=== INSTRUCTIONS FOR THE TASK ===
Print exactly the lines from the first one down to the line containing "9.0, 9.5, 10.0];", both ends included, with no pictures and nothing else.

****************

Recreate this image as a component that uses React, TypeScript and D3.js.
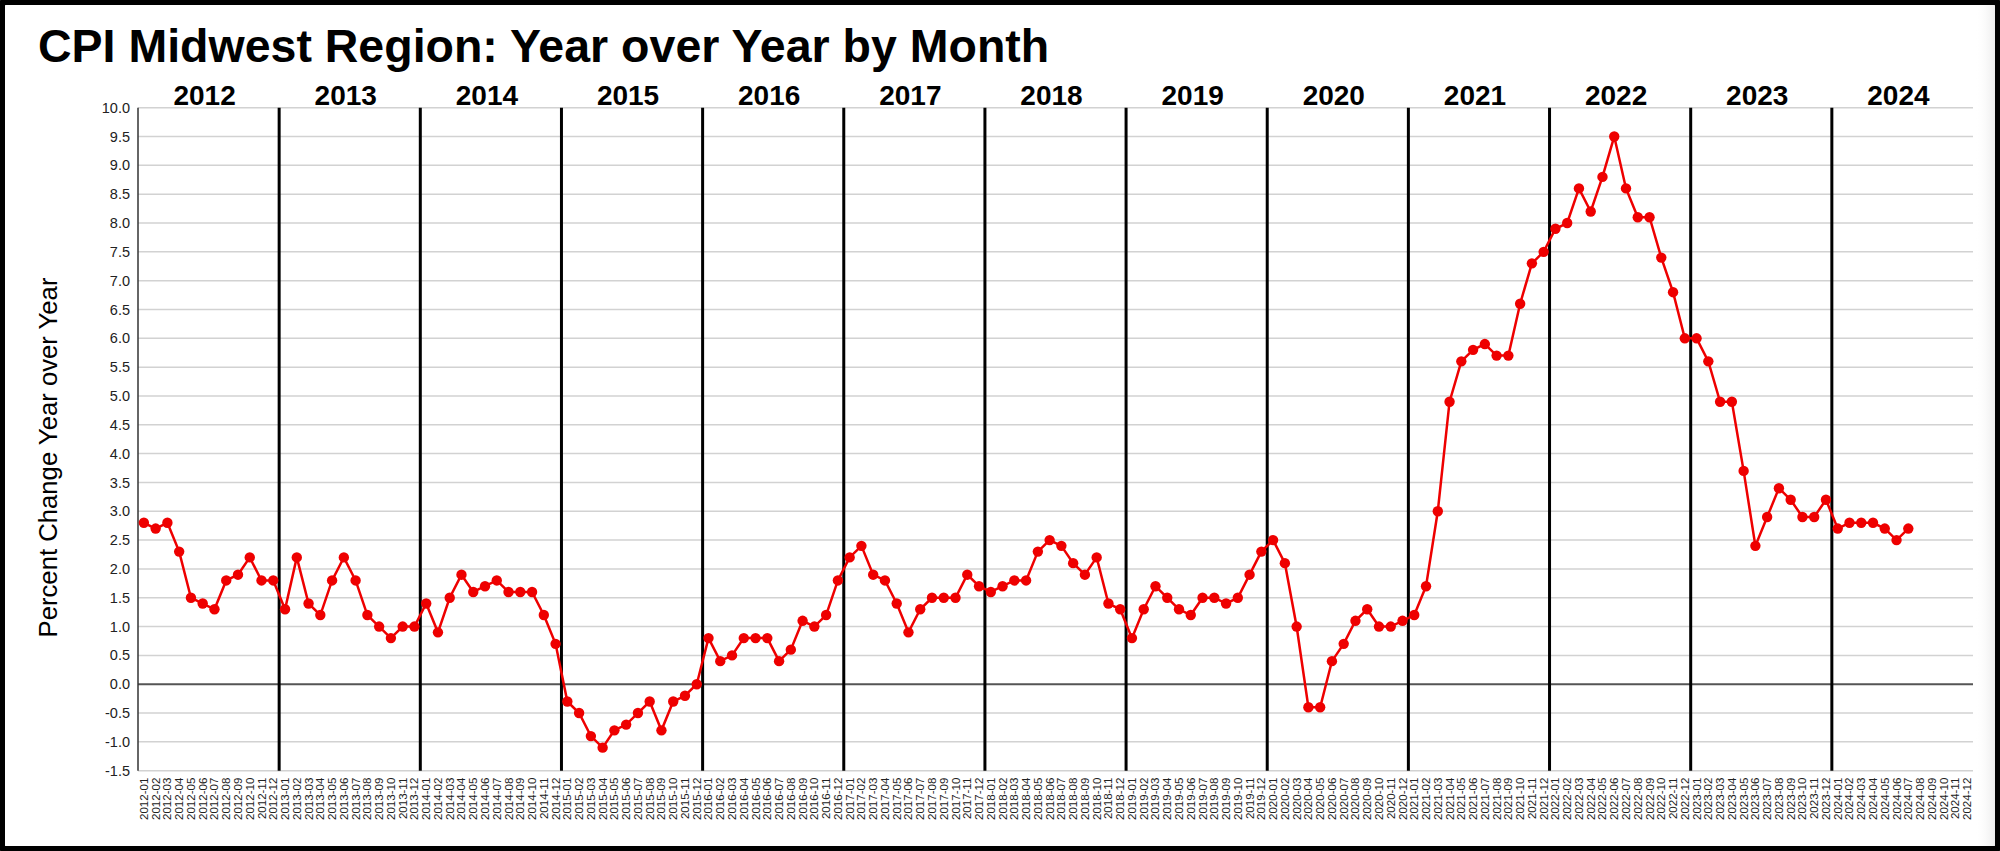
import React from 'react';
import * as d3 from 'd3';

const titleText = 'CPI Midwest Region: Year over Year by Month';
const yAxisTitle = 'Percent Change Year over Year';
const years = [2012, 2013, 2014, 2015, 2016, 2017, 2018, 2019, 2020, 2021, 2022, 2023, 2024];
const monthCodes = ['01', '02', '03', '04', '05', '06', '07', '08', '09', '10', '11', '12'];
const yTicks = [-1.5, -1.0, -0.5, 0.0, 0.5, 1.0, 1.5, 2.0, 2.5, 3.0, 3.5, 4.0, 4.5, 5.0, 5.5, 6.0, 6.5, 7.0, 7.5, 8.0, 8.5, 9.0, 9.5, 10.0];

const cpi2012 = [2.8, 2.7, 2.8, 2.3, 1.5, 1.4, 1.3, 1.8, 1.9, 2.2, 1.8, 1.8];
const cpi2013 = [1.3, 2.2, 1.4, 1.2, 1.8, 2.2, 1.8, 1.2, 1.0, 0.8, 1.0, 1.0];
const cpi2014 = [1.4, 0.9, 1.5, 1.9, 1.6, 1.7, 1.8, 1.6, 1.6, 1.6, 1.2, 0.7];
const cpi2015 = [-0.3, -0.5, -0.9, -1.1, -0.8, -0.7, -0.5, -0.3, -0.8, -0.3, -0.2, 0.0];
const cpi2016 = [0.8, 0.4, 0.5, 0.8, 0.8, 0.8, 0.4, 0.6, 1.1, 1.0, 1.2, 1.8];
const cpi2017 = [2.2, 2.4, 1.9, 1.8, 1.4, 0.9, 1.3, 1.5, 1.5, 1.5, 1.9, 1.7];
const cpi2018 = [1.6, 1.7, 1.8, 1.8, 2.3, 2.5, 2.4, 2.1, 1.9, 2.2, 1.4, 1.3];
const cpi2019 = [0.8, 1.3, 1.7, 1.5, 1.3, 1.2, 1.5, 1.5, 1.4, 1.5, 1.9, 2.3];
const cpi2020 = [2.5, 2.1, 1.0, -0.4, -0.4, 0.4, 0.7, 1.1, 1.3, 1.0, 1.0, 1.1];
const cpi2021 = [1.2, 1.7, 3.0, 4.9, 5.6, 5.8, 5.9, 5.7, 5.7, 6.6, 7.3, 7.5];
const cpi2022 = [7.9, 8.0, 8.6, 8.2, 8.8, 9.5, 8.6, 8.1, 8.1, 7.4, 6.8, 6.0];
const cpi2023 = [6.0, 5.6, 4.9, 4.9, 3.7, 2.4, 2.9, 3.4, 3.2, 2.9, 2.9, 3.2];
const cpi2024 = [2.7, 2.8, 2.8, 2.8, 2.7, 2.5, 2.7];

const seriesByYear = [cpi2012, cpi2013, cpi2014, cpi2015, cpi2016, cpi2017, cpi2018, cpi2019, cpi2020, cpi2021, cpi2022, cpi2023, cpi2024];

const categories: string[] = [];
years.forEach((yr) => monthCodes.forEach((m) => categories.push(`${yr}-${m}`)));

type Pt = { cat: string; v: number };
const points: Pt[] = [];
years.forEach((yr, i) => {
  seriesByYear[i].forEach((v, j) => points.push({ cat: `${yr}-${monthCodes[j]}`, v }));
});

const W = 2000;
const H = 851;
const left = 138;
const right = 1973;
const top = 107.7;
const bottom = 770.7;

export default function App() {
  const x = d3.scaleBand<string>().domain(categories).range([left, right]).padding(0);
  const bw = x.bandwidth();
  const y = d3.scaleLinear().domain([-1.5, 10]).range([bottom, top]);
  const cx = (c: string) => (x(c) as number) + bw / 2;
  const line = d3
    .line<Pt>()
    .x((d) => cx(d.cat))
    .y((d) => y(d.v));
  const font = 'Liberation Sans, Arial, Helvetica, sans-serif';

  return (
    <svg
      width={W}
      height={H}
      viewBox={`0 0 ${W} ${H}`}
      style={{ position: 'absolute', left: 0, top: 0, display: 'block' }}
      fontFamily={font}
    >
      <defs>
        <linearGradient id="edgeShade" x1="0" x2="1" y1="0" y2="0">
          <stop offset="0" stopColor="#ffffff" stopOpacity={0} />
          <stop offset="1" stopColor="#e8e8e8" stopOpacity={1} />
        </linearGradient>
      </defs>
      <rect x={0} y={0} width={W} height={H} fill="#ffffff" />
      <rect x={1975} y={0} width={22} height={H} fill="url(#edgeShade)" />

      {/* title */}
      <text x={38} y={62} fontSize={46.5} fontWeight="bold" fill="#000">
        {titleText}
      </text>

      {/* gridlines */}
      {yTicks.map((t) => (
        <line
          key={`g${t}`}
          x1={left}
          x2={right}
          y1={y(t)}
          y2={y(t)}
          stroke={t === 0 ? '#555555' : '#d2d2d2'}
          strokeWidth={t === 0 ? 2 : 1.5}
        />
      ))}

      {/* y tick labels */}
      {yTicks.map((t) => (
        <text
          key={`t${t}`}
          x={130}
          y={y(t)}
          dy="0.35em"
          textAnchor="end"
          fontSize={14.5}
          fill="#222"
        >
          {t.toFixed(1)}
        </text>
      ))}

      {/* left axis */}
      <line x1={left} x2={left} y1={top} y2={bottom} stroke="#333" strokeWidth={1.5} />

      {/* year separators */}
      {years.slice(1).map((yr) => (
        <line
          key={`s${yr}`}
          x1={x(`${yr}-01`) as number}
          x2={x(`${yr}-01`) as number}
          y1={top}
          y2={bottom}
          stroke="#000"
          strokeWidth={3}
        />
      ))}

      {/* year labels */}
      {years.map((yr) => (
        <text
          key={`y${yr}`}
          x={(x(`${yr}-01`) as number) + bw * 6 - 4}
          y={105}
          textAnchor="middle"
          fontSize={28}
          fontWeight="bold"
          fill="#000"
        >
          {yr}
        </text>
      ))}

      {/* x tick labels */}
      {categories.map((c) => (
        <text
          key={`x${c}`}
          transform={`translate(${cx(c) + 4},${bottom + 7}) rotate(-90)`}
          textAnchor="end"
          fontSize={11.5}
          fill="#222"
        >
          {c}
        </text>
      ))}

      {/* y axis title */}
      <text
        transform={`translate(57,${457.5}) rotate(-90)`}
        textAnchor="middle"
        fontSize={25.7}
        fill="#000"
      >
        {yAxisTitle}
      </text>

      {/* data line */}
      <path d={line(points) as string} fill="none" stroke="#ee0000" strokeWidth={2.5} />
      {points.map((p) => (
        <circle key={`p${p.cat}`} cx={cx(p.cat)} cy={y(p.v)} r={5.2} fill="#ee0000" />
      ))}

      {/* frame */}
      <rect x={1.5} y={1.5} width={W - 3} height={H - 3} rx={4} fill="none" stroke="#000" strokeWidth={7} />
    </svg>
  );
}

****************

=== COMPLETE ANSWER ===
Recreate this image as a component that uses React, TypeScript and D3.js.
import React from 'react';
import * as d3 from 'd3';

const titleText = 'CPI Midwest Region: Year over Year by Month';
const yAxisTitle = 'Percent Change Year over Year';
const years = [2012, 2013, 2014, 2015, 2016, 2017, 2018, 2019, 2020, 2021, 2022, 2023, 2024];
const monthCodes = ['01', '02', '03', '04', '05', '06', '07', '08', '09', '10', '11', '12'];
const yTicks = [-1.5, -1.0, -0.5, 0.0, 0.5, 1.0, 1.5, 2.0, 2.5, 3.0, 3.5, 4.0, 4.5, 5.0, 5.5, 6.0, 6.5, 7.0, 7.5, 8.0, 8.5, 9.0, 9.5, 10.0];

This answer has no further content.